start SOURCE DATA

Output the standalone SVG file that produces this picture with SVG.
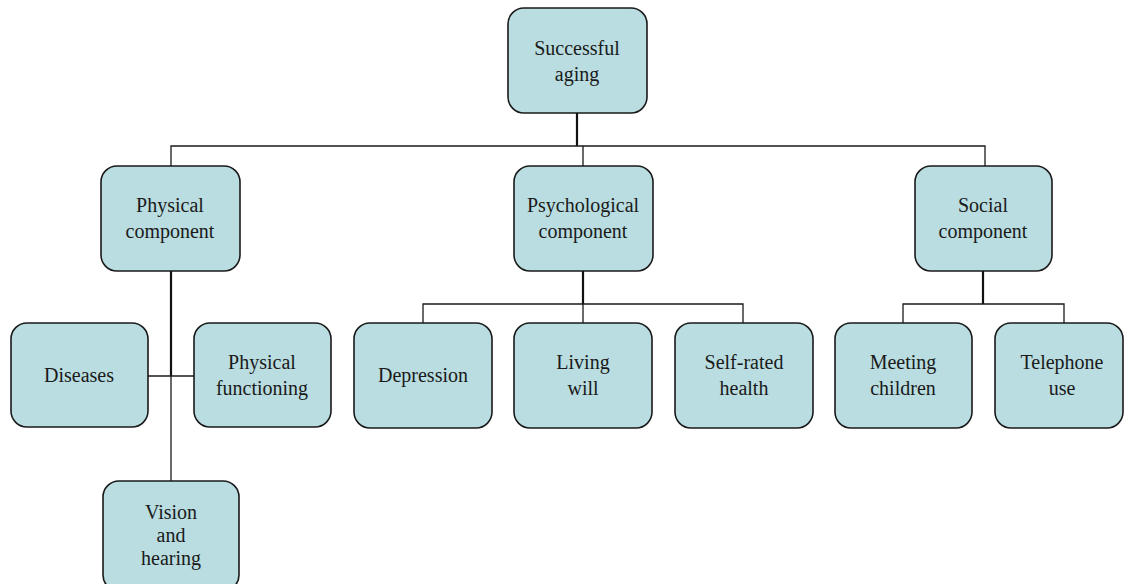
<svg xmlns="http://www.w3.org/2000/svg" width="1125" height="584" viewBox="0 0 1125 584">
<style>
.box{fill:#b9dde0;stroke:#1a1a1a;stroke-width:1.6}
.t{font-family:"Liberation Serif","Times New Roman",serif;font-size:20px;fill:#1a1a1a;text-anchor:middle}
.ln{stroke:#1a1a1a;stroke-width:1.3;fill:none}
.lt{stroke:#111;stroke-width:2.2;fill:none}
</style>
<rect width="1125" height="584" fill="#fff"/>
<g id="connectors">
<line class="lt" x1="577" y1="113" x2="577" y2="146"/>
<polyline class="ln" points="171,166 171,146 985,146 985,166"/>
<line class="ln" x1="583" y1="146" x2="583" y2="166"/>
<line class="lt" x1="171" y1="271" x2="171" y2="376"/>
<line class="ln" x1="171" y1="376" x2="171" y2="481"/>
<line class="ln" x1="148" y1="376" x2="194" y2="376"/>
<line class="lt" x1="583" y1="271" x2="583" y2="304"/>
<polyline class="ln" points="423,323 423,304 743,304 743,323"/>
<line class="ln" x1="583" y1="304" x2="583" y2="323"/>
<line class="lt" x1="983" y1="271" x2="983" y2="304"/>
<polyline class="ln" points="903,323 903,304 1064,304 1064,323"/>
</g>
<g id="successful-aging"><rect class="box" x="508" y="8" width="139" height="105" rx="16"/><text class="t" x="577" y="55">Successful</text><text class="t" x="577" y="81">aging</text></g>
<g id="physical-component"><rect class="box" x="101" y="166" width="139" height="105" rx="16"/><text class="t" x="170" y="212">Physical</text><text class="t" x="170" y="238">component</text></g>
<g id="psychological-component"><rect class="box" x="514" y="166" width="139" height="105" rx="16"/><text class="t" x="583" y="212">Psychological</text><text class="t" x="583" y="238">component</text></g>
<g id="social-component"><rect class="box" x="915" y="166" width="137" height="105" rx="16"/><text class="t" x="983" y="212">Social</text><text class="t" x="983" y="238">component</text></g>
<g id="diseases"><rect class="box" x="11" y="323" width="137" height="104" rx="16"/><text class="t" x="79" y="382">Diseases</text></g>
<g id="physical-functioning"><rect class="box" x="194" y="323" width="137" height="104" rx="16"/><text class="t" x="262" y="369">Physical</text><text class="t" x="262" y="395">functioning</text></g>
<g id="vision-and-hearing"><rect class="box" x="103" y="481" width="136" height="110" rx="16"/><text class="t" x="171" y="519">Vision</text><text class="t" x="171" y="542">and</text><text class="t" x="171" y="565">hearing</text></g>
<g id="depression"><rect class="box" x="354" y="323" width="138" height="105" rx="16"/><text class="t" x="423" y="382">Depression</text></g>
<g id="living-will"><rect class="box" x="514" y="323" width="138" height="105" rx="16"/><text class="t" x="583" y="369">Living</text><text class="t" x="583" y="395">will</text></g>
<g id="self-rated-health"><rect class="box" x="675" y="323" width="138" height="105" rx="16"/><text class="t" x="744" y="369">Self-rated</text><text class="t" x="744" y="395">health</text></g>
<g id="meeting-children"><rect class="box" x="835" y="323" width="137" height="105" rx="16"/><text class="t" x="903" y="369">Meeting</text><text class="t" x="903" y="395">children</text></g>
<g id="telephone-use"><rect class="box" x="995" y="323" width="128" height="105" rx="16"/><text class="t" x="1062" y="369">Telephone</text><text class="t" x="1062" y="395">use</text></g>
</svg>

end SOURCE DATA

DIRECTIONS
Copy all the data exactly as written, but skip any picture.

SOLUTION FOR THIS TASK
Output the standalone SVG file that produces this picture with SVG.
<svg xmlns="http://www.w3.org/2000/svg" width="1125" height="584" viewBox="0 0 1125 584">
<style>
.box{fill:#b9dde0;stroke:#1a1a1a;stroke-width:1.6}
.t{font-family:"Liberation Serif","Times New Roman",serif;font-size:20px;fill:#1a1a1a;text-anchor:middle}
.ln{stroke:#1a1a1a;stroke-width:1.3;fill:none}
.lt{stroke:#111;stroke-width:2.2;fill:none}
</style>
<rect width="1125" height="584" fill="#fff"/>
<g id="connectors">
<line class="lt" x1="577" y1="113" x2="577" y2="146"/>
<polyline class="ln" points="171,166 171,146 985,146 985,166"/>
<line class="ln" x1="583" y1="146" x2="583" y2="166"/>
<line class="lt" x1="171" y1="271" x2="171" y2="376"/>
<line class="ln" x1="171" y1="376" x2="171" y2="481"/>
<line class="ln" x1="148" y1="376" x2="194" y2="376"/>
<line class="lt" x1="583" y1="271" x2="583" y2="304"/>
<polyline class="ln" points="423,323 423,304 743,304 743,323"/>
<line class="ln" x1="583" y1="304" x2="583" y2="323"/>
<line class="lt" x1="983" y1="271" x2="983" y2="304"/>
<polyline class="ln" points="903,323 903,304 1064,304 1064,323"/>
</g>
<g id="successful-aging"><rect class="box" x="508" y="8" width="139" height="105" rx="16"/><text class="t" x="577" y="55">Successful</text><text class="t" x="577" y="81">aging</text></g>
<g id="physical-component"><rect class="box" x="101" y="166" width="139" height="105" rx="16"/><text class="t" x="170" y="212">Physical</text><text class="t" x="170" y="238">component</text></g>
<g id="psychological-component"><rect class="box" x="514" y="166" width="139" height="105" rx="16"/><text class="t" x="583" y="212">Psychological</text><text class="t" x="583" y="238">component</text></g>
<g id="social-component"><rect class="box" x="915" y="166" width="137" height="105" rx="16"/><text class="t" x="983" y="212">Social</text><text class="t" x="983" y="238">component</text></g>
<g id="diseases"><rect class="box" x="11" y="323" width="137" height="104" rx="16"/><text class="t" x="79" y="382">Diseases</text></g>
<g id="physical-functioning"><rect class="box" x="194" y="323" width="137" height="104" rx="16"/><text class="t" x="262" y="369">Physical</text><text class="t" x="262" y="395">functioning</text></g>
<g id="vision-and-hearing"><rect class="box" x="103" y="481" width="136" height="110" rx="16"/><text class="t" x="171" y="519">Vision</text><text class="t" x="171" y="542">and</text><text class="t" x="171" y="565">hearing</text></g>
<g id="depression"><rect class="box" x="354" y="323" width="138" height="105" rx="16"/><text class="t" x="423" y="382">Depression</text></g>
<g id="living-will"><rect class="box" x="514" y="323" width="138" height="105" rx="16"/><text class="t" x="583" y="369">Living</text><text class="t" x="583" y="395">will</text></g>
<g id="self-rated-health"><rect class="box" x="675" y="323" width="138" height="105" rx="16"/><text class="t" x="744" y="369">Self-rated</text><text class="t" x="744" y="395">health</text></g>
<g id="meeting-children"><rect class="box" x="835" y="323" width="137" height="105" rx="16"/><text class="t" x="903" y="369">Meeting</text><text class="t" x="903" y="395">children</text></g>
<g id="telephone-use"><rect class="box" x="995" y="323" width="128" height="105" rx="16"/><text class="t" x="1062" y="369">Telephone</text><text class="t" x="1062" y="395">use</text></g>
</svg>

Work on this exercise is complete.